Clarity: Icons are great for scannability, but not all icons are intuitive. For additional clarity, pair your icons with descriptive labels.
Overlays: Similar to color accessibility, text on top of images can be problematic as far as readability. If you choose to layer text on your images, consider adding a color overlay that helps your text meet color contrast standards with the background.
When it Comes to Accessible Design, We Practice What We Preach
While putting this checklist together, we did a quick accessibility audit on our own site. And as you may have noticed, there are some issues right on our very own homepage:
As with any project, design and development updates require time and resources. You’ll need buy-in from your leadership, but it doesn’t have to feel like an uphill battle.

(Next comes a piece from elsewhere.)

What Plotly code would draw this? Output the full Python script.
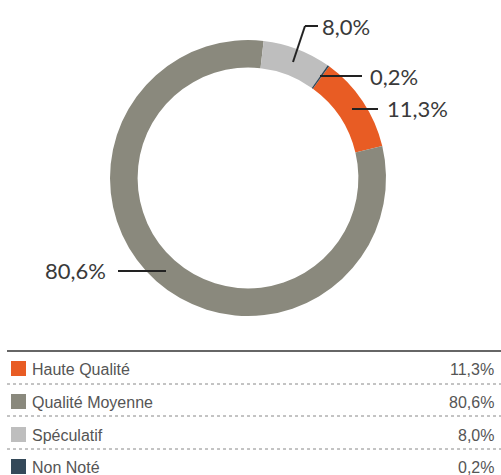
import plotly.graph_objects as go

# Répartition par qualité de crédit
categories = ["Haute Qualité", "Qualité Moyenne", "Spéculatif", "Non Noté"]
values = [11.3, 80.6, 8.0, 0.2]
colors = ["#E85C24", "#8A897D", "#BEBEBE", "#344959"]

W, H = 501, 475


def fx(px):
    return px / W


def fy(py):
    return 1 - py / H


def fmt(v):
    return f"{v:.1f}".replace(".", ",") + "%"


fig = go.Figure()
fig.add_trace(go.Pie(
    labels=categories,
    values=values,
    marker=dict(colors=colors, line=dict(width=0)),
    hole=0.8,
    sort=False,
    direction="clockwise",
    rotation=36,
    textinfo="none",
    hoverinfo="label+percent",
    showlegend=False,
    domain=dict(x=[fx(110), fx(386)], y=[fy(316), fy(40)]),
))

shapes = []
annotations = []
line_style = dict(color="#222222", width=2)

# Étiquettes des segments avec traits de rappel
# (index, points du trait en pixels, position du texte, ancrage)
callouts = [
    (2, [(293, 62), (305, 26), (318, 26)], (320, 26), "left"),
    (3, [(320, 76), (362, 76)], (368, 76), "left"),
    (0, [(352, 109), (378, 109)], (385, 109), "left"),
    (1, [(118, 271), (166, 271)], (108, 270), "right"),
]
for idx, pts, (tx, ty), anchor in callouts:
    for (x0, y0), (x1, y1) in zip(pts[:-1], pts[1:]):
        shapes.append(dict(type="line", xref="paper", yref="paper",
                           x0=fx(x0), y0=fy(y0), x1=fx(x1), y1=fy(y1),
                           line=line_style))
    annotations.append(dict(
        x=fx(tx), y=fy(ty), xref="paper", yref="paper",
        text=fmt(values[idx]), showarrow=False,
        xanchor=anchor, yanchor="middle",
        font=dict(family="Lato, Open Sans, sans-serif", size=22, color="#3a3a3a"),
    ))

# Tableau de légende
shapes.append(dict(type="line", xref="paper", yref="paper",
                   x0=fx(7), x1=1, y0=fy(351), y1=fy(351),
                   line=dict(color="#666666", width=2)))
row_y = [369, 402, 435, 467]
sep_y = [384, 416, 449]
for y in sep_y:
    shapes.append(dict(type="line", xref="paper", yref="paper",
                       x0=fx(7), x1=1, y0=fy(y), y1=fy(y),
                       line=dict(color="#888888", width=1, dash="dot")))
for cat, val, col, y in zip(categories, values, colors, row_y):
    shapes.append(dict(type="rect", xref="paper", yref="paper",
                       x0=fx(11), x1=fx(26), y0=fy(y - 8), y1=fy(y + 7),
                       fillcolor=col, line=dict(width=0)))
    annotations.append(dict(
        x=fx(30), y=fy(y), xref="paper", yref="paper", text=cat,
        showarrow=False, xanchor="left", yanchor="middle",
        font=dict(family="Liberation Sans, Arial, sans-serif", size=16, color="#555555"),
    ))
    annotations.append(dict(
        x=fx(496), y=fy(y), xref="paper", yref="paper", text=fmt(val),
        showarrow=False, xanchor="right", yanchor="middle",
        font=dict(family="Liberation Sans, Arial, sans-serif", size=16, color="#555555"),
    ))

fig.update_layout(
    width=W, height=H,
    margin=dict(l=0, r=0, t=0, b=0),
    paper_bgcolor="white", plot_bgcolor="white",
    shapes=shapes, annotations=annotations,
)

fig.write_html("out.html")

Here are the steps we plan to take to address our own accessibility issues:
Identify the problem: Use a checklist like the one above audit your site and document your known issues. Doing this can help you understand the level of effort needed to fix the issues.
Educate through Empathy: Advocate for accessibility and explain why this matters to your team! Build empathy for your users with the necessary stakeholders. Fortunately for us, empathy is already at the heart of Seer’s values.
Log issues and treat them like bugs: How would your team go about addressing other bugs on your website? Accessibility issues are usability bugs at their very core. People can’t read your button labels? That’s a critical usability issue! Treat it like one and prioritize accordingly.
Create a plan for on-going optimizations: Websites are living things with many moving parts, and scheduling periodic accessibility audits can help you keep tabs on any new issues. Better yet, as awareness for accessibility grows on your team, use that momentum to make accessibility a part of your design process from the very start.
Note: The information provided in this blog post does not, and is not intended to, constitute legal advice with respect to ADA-compliance or otherwise, and should not be acted upon as such.